My little ‘surprise’ was sprung on turn 2 as the rallied force moved up again, and I broke a squad, but got caught in CC. A couple other squads had gotten pinned, but one went berserk (Mark got several HOB results during the day, most of which caused him to go fanatic). I don’t quite remember how some of that happened, but may have been from me throwing a DC at his guys.

As mentioned, Mark did fairly well against the close-range firepower I was throwing at him, and around my turn 3 I didn’t secure the northern flank, and Mark went flooding around the end of my line through the pocket of open ground up there. I thought that might have been that right there, but I managed to start putting myself in the way again, even as he started advancing in the south as well.


Around the German 5th turn.

As part of the emergency, I shifted the HMG to J7, and that helped a lot, but of course it wouldn’t hold by itself. I moved it back, and established a line in buildings K5-J5-H5. A second problem is that he’d broken my MTR HS, leaving him free to move towards the southern buildings. About this time, it was getting late enough that Mark had to start thinking of leaving, but we managed to get through another full turn in a hurry, and figure out where it was going.
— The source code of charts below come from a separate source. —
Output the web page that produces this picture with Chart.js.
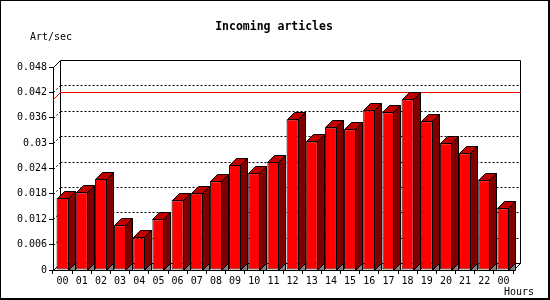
<!DOCTYPE html>
<html>
<head>
<meta charset="utf-8">
<script src="https://cdn.jsdelivr.net/npm/chart.js@4/dist/chart.umd.min.js"></script>
<style>
  body { margin: 0; background: #fff; }
  canvas { display: block; }
</style>
</head>
<body>
<canvas id="articles-chart" width="550" height="300"></canvas>
<script>
const hours = ["00", "01", "02", "03", "04", "05", "06", "07", "08", "09", "10", "11",
    "12", "13", "14", "15", "16", "17", "18", "19", "20", "21", "22", "00"]
const articlesPerSec = [0.0170, 0.0184, 0.0215, 0.0106, 0.0077, 0.0120, 0.0165, 0.0181,
    0.0210, 0.0248, 0.0229, 0.0256, 0.0356, 0.0304, 0.0337, 0.0333,
    0.0378, 0.0373, 0.0404, 0.0352, 0.0300, 0.0276, 0.0212, 0.0146]
const yTickValues = [0, 0.006, 0.012, 0.018, 0.024, 0.03, 0.036, 0.042, 0.048]

const FONT = "'DejaVu Sans Mono', monospace"
const depth = 7

function formatTick(value) {
    return String(parseFloat(value.toFixed(3)))
}

function line(ctx, x1, y1, x2, y2) {
    ctx.beginPath()
    ctx.moveTo(x1, y1)
    ctx.lineTo(x2, y2)
    ctx.stroke()
}

function poly(ctx, pts, fill) {
    ctx.beginPath()
    ctx.moveTo(pts[0][0], pts[0][1])
    for (let i = 1; i < pts.length; i++) ctx.lineTo(pts[i][0], pts[i][1])
    ctx.closePath()
    ctx.fillStyle = fill
    ctx.fill()
    ctx.stroke()
}

// back wall, dashed grid, max line, bar tops/sides, frame and loose labels
const pseudo3d = {
    id: "pseudo3d",
    beforeDraw(chart) {
        const ctx = chart.ctx
        ctx.save()
        ctx.fillStyle = "#fff"
        ctx.fillRect(0, 0, chart.width, chart.height)
        ctx.restore()
    },
    beforeDatasetsDraw(chart) {
        const { ctx, chartArea: area, scales: { y } } = chart
        const left = Math.round(area.left) + 0.5
        const right = Math.round(area.right) + 0.5
        const top = Math.round(area.top) + 0.5
        const bottom = Math.round(area.bottom) + 0.5
        const wl = left + depth, wr = right + depth
        const wt = top - depth, wb = bottom - depth
        ctx.save()
        ctx.lineWidth = 1
        ctx.strokeStyle = "#000"
        // back wall outline
        line(ctx, wl, wt, wr, wt)
        line(ctx, wl, wt, wl, wb)
        line(ctx, wr, wt, wr, wb)
        line(ctx, wl, wb, wr, wb)
        line(ctx, left, top, wl, wt)
        line(ctx, left, bottom, wl, wb)
        line(ctx, right, bottom, wr, wb)
        // dashed grid on the back wall
        ctx.setLineDash([2, 2])
        yTickValues.forEach(v => {
            if (v === 0 || v === yTickValues[yTickValues.length - 1]) return
            const py = Math.round(y.getPixelForValue(v)) + 0.5
            line(ctx, wl, py - depth, wr, py - depth)
            line(ctx, left, py, wl, py - depth)
        })
        ctx.setLineDash([])
        // maximum line
        const peak = Math.max(...articlesPerSec)
        const my = Math.round(y.getPixelForValue(peak)) + 0.5
        ctx.strokeStyle = "#ff0000"
        line(ctx, wl, my - depth, wr, my - depth)
        line(ctx, left, my, wl, my - depth)
        ctx.restore()
    },
    afterDatasetsDraw(chart) {
        const ctx = chart.ctx
        const bars = chart.getDatasetMeta(0).data
        ctx.save()
        ctx.lineWidth = 1
        ctx.strokeStyle = "#000"
        bars.forEach(bar => {
            const L = Math.round(bar.x - bar.width / 2) + 0.5
            const R = Math.round(bar.x + bar.width / 2) - 0.5
            const T = Math.round(bar.y) + 0.5
            const B = Math.round(bar.base) + 0.5
            poly(ctx, [[R, B], [R + depth, B - depth], [R + depth, B]], "#808080")
            poly(ctx, [[L, T], [L + depth, T - depth], [R + depth, T - depth], [R, T]], "#c00000")
            poly(ctx, [[R, T], [R + depth, T - depth], [R + depth, B - depth], [R, B]], "#800000")
        })
        ctx.restore()
    },
    afterDraw(chart) {
        const ctx = chart.ctx
        ctx.save()
        ctx.fillStyle = "#000"
        ctx.textBaseline = "middle"
        ctx.textAlign = "center"
        ctx.font = "bold 11.5px " + FONT
        ctx.fillText("Incoming articles", 274, 27)
        ctx.font = "10px " + FONT
        ctx.textAlign = "left"
        ctx.fillText("Art/sec", 30, 37)
        ctx.textAlign = "right"
        ctx.fillText("Hours", 534, 292)
        // image frame
        ctx.fillRect(0, 0, 550, 1)
        ctx.fillRect(0, 0, 1, 300)
        ctx.fillRect(548, 0, 2, 300)
        ctx.fillRect(0, 298, 550, 2)
        ctx.restore()
    }
}

const chart = new Chart(document.getElementById("articles-chart"), {
    type: "bar",
    data: {
        labels: hours,
        datasets: [{
            label: "Art/sec",
            data: articlesPerSec,
            backgroundColor: "#ff0000",
            borderColor: "#000",
            borderWidth: 1,
            borderSkipped: false,
            barPercentage: 0.63,
            categoryPercentage: 1,
        }],
    },
    options: {
        responsive: false,
        animation: false,
        events: [],
        layout: { padding: { top: 67, right: 37 } },
        scales: {
            x: {
                grid: { drawOnChartArea: false, color: "#000", tickLength: 4, offset: true },
                border: { color: "#000" },
                ticks: { color: "#000", font: { family: FONT, size: 10 }, padding: 1, autoSkip: false, maxRotation: 0 },
                afterFit: s => { s.height = 30 },
            },
            y: {
                min: 0,
                max: 0.048,
                afterBuildTicks: s => { s.ticks = yTickValues.map(v => ({ value: v })) },
                grid: { drawOnChartArea: false, color: "#000", tickLength: 4 },
                border: { color: "#000" },
                ticks: { color: "#000", font: { family: FONT, size: 10 }, padding: 2, callback: formatTick },
                afterFit: s => { s.width = 53 },
            },
        },
        plugins: {
            legend: { display: false },
            tooltip: { enabled: false },
        },
    },
    plugins: [pseudo3d],
})
</script>
</body>
</html>
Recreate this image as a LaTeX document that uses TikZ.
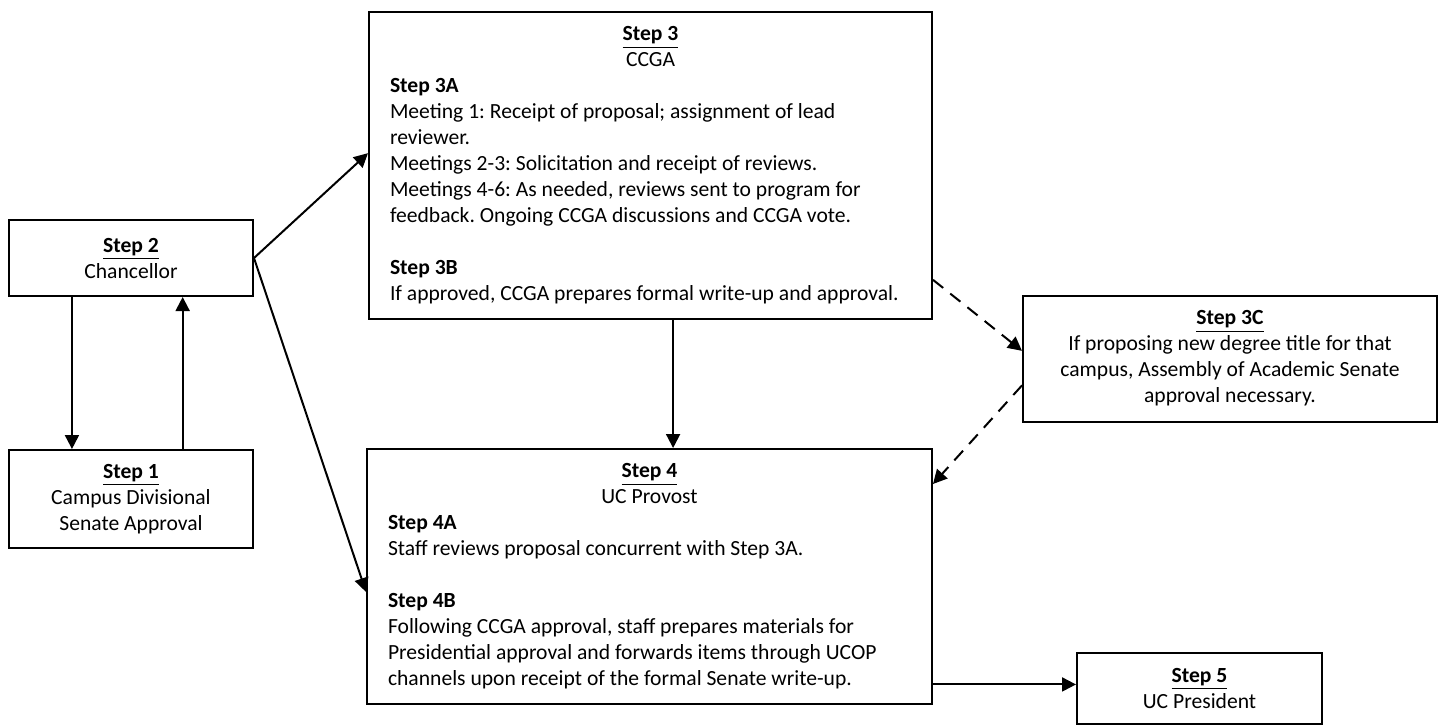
\documentclass[tikz,border=0pt]{standalone}
\usepackage{fontspec}
\setmainfont{Carlito}
\usepackage{tikz}
\usetikzlibrary{calc}
\usetikzlibrary{arrows.meta}
\frenchspacing

\newcommand{\steptitle}[1]{\textbf{\underline{#1}}}
\newcommand{\midline}[1]{\makebox[\linewidth]{#1}}
\newcommand{\plainspace}{\spaceskip=0pt\xspaceskip=0pt}

\begin{document}
\begin{tikzpicture}[x=0.5pt,y=-0.5pt,
every node/.style={font=\fontsize{10.8}{13}\selectfont},
box/.style={draw,line width=1pt,rectangle,inner sep=0pt,align=center},
leftbox/.style={box,align=left,inner xsep=10.5pt},
arr/.style={line width=1pt,-{Triangle[length=7pt,width=7pt]}},
darr/.style={arr,dash pattern=on 6.5pt off 4.5pt}]
\useasboundingbox (0,0) rectangle (1447,725);
%\draw[help lines] (0,0) grid (1447,725);

\node (Step2) [box,minimum width=122pt,minimum height=38pt] at (131,258)
  {\steptitle{Step 2}\\ Chancellor};
\node (Step1) [box,minimum width=122pt,minimum height=49pt] at (131,499)
  {\steptitle{Step 1}\\ Campus Divisional\\ Senate Approval};

\node (Step3) [leftbox,text width=260.5pt,minimum height=153.5pt] at (650.5,165.5)
  {\plainspace
   \midline{\steptitle{Step 3}}\\ \midline{CCGA}\\
   \textbf{Step 3A}\\
   Meeting 1: Receipt of proposal; assignment of lead\\
   reviewer.\\
   Meetings 2-3: Solicitation and receipt of reviews.\\
   Meetings 4-6: As needed, reviews sent to program for\\
   feedback. Ongoing CCGA discussions and CCGA vote.\\[13pt]
   \textbf{Step 3B}\\
   If approved, CCGA prepares formal write-up and approval.};

\node (Step3C) [box,minimum width=207pt,minimum height=63pt] at (1230,358.5)
  {\steptitle{Step 3C}\\ If proposing new degree title for that\\
   campus, Assembly of Academic Senate\\ approval necessary.};

\node (Step4) [leftbox,text width=261.5pt,minimum height=127.5pt] at (649.5,576.5)
  {\plainspace
   \midline{\steptitle{Step 4}}\\ \midline{UC Provost}\\
   \textbf{Step 4A}\\
   Staff reviews proposal concurrent with Step 3A.\\[13pt]
   \textbf{Step 4B}\\
   Following CCGA approval, staff prepares materials for\\
   Presidential approval and forwards items through UCOP\\
   channels upon receipt of the formal Senate write-up.};

\node (Step5) [box,minimum width=122.5pt,minimum height=35.5pt] at (1199.5,688.5)
  {\steptitle{Step 5}\\ UC President};

% Step 2 <-> Step 1
\draw[arr] ($(Step2.south west)!0.26!(Step2.south east)$) coordinate (d1)
  -- (d1 |- Step1.north);
\draw[arr] ($(Step1.north west)!0.71!(Step1.north east)$) coordinate (u1)
  -- (u1 |- Step2.south);

% Chancellor to CCGA and Provost
\draw[arr] (Step2.east) -- ($(Step3.north west)!0.46!(Step3.south west)$);
\draw[arr] (Step2.east) -- ($(Step4.north west)!0.56!(Step4.south west)$);

\draw[arr] ($(Step3.south west)!0.54!(Step3.south east)$) coordinate (m3)
  -- (m3 |- Step4.north);

% optional Step 3C
\draw[darr] ($(Step3.north east)!0.87!(Step3.south east)$)
  -- ($(Step3C.north west)!0.44!(Step3C.south west)$);
\draw[darr] ($(Step3C.north west)!0.71!(Step3C.south west)$)
  -- ($(Step4.north east)!0.14!(Step4.south east)$);

\draw[arr] ($(Step4.north east)!0.92!(Step4.south east)$) coordinate (p4)
  -- (p4 -| Step5.west);
\end{tikzpicture}
\end{document}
I had sent a squad away from my defenses to chase down and kill a broken German squad in CC (he was concealed the whole time, so there was nothing for him to run away from). On my last turn, he went after building J7, which was held by a hero with the FT. The FT got a ’10’ to run out of fuel and cause a passed PTC. I went in, and we both missed CC for a melee going into the final German turn.

We had to abandon ship before the final German turn, but Mark figured I had the win. And that was the entirely likely result, but like so often in ASL, I figure it may have actually come down to the last CC roll. He could reliably grab all the buildings I wasn’t sitting in, but the last four were a problem. He had eliminated my 8-1 for FTR on my turn, and now just needed to get someone to survive fire from the HMG to try and eliminate the crew in CC. He had a 7-0+squad that should have been able to take on K5 for an extra chance at a building, but now he was needed in J7, since me not winning a 4-1 CC was too unlikely. Actual play would have been tense with the desire to interfere with his moves, but needing to save for good point blank shots against his assaults. I figure he’d have gotten to CC with the crew, but a 2-1 CC isn’t great odds for an immediate result. Much the same would be true in J7, but I was the one in need of the immediate result to retake the building.

At any rate, we both had fun, even if it wasn’t the best play from either of us (I was fairly distracted with the number of subjects that came up). And hopefully the next game will be reasonably soon… in between all the other games.